**To be done**
Begin with the opening line of the records and extract each line through the one holding "und Arbeitslose: Juni"; pictures are not part of the copy.

**Information provided**
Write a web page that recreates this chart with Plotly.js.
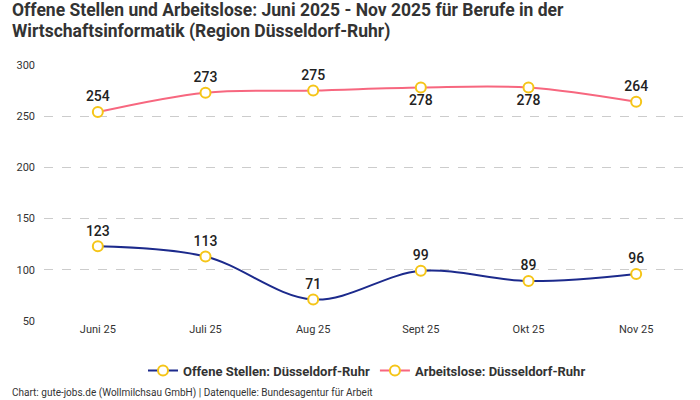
<!DOCTYPE html>
<html><head><meta charset="utf-8">
<script src="https://cdn.plot.ly/plotly-3.0.1.min.js"></script>
<style>body{margin:0}#c{width:700px;height:400px}</style>
</head><body><div id="c"></div>
<script>
const months = ["Juni 25","Juli 25","Aug 25","Sept 25","Okt 25","Nov 25"];
const offeneStellen = [123,113,71,99,89,96];
const arbeitslose = [254,273,275,278,278,264];
const arbeitsloseLabelPos = ["top center","top center","top center","bottom center","bottom center","top center"];
const yTicks = [50,100,150,200,250,300];
const titleLines = ["Offene Stellen und Arbeitslose: Juni 2025 - Nov 2025 für Berufe in der","Wirtschaftsinformatik (Region Düsseldorf-Ruhr)"];

const F = "Roboto, 'Noto Sans', sans-serif";
const marker = {size:10, color:"#ffffff", line:{color:"#f5c518", width:2}};
const traces = [
 {x:months, y:offeneStellen, name:"Offene Stellen: Düsseldorf-Ruhr", type:"scatter", mode:"lines+markers+text",
  line:{color:"#1c2a8c", width:2, shape:"spline", smoothing:1}, marker:marker,
  text:offeneStellen.map(String), textposition:"top center", cliponaxis:false,
  textfont:{family:F, size:14, color:"#222", weight:500}},
 {x:months, y:arbeitslose, name:"Arbeitslose: Düsseldorf-Ruhr", type:"scatter", mode:"lines+markers+text",
  line:{color:"#f7677f", width:2, shape:"spline", smoothing:1}, marker:marker,
  text:arbeitslose.map(String), textposition:arbeitsloseLabelPos, cliponaxis:false,
  textfont:{family:F, size:14, color:"#222", weight:500}}
];
const annotations = titleLines.map((t,i)=>({text:"<b>"+t+"</b>",
   xref:"paper", yref:"paper", x:-0.053, xanchor:"left", y:1.213-0.083*i, yanchor:"middle", align:"left", showarrow:false,
   font:{family:F, size:17.5, color:"#333"}}));
annotations.push({text:"Chart: gute-jobs.de (Wollmilchsau GmbH) | Datenquelle: Bundesagentur für Arbeit",
   xref:"paper", yref:"paper", x:-0.053, xanchor:"left", y:-0.281, yanchor:"middle", showarrow:false,
   font:{family:F, size:10, color:"#333"}});
const layout = {
 width:700, height:400, margin:{l:44, r:10, t:65, b:79},
 paper_bgcolor:"#fff", plot_bgcolor:"#fff",
 font:{family:F, color:"#333", size:11},
 xaxis:{type:"category", range:[-0.5,5.5], showgrid:false, zeroline:false, showline:false,
  tickfont:{family:F, size:11, color:"#333"}, ticks:""},
 yaxis:{range:[50,300], tickvals:yTicks, showgrid:true, gridcolor:"#cccccc", griddash:"dash", gridwidth:1,
  zeroline:false, showline:false, tickfont:{family:F, size:11, color:"#333"}, ticks:"", ticklabelstandoff:8},
 showlegend:true,
 legend:{orientation:"h", x:0.5, xanchor:"center", y:-0.135, yanchor:"top",
  font:{family:F, size:13, color:"#333", weight:"bold"}},
 annotations:annotations
};
Plotly.newPlot("c", traces, layout, {displayModeBar:false});
</script></body></html>
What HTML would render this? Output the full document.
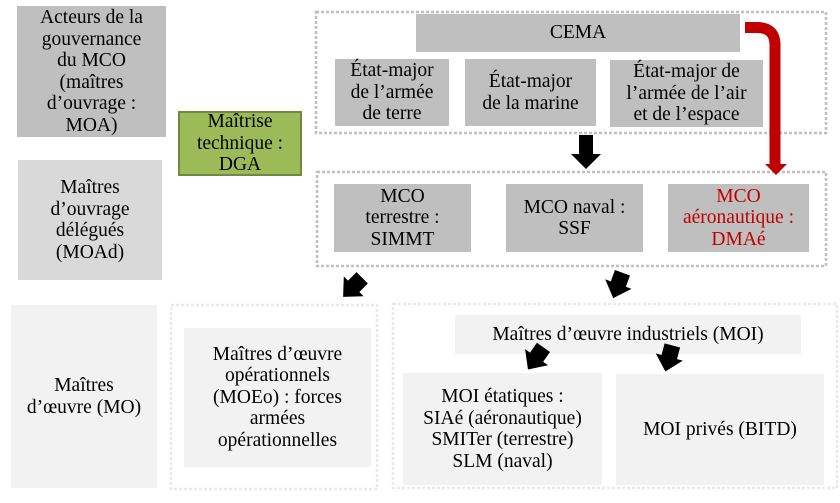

**Answer for this exercise**
Write a web page that recreates this chart with Plotly.js.
<!DOCTYPE html>
<html><head><meta charset="utf-8">
<script src="https://cdn.plot.ly/plotly-3.0.1.min.js"></script>
<style>body{margin:0}#c{width:700px;height:400px}</style>
</head><body><div id="c"></div>
<script>
const months = ["Juni 25","Juli 25","Aug 25","Sept 25","Okt 25","Nov 25"];
const offeneStellen = [123,113,71,99,89,96];
const arbeitslose = [254,273,275,278,278,264];
const arbeitsloseLabelPos = ["top center","top center","top center","bottom center","bottom center","top center"];
const yTicks = [50,100,150,200,250,300];
const titleLines = ["Offene Stellen und Arbeitslose: Juni 2025 - Nov 2025 für Berufe in der","Wirtschaftsinformatik (Region Düsseldorf-Ruhr)"];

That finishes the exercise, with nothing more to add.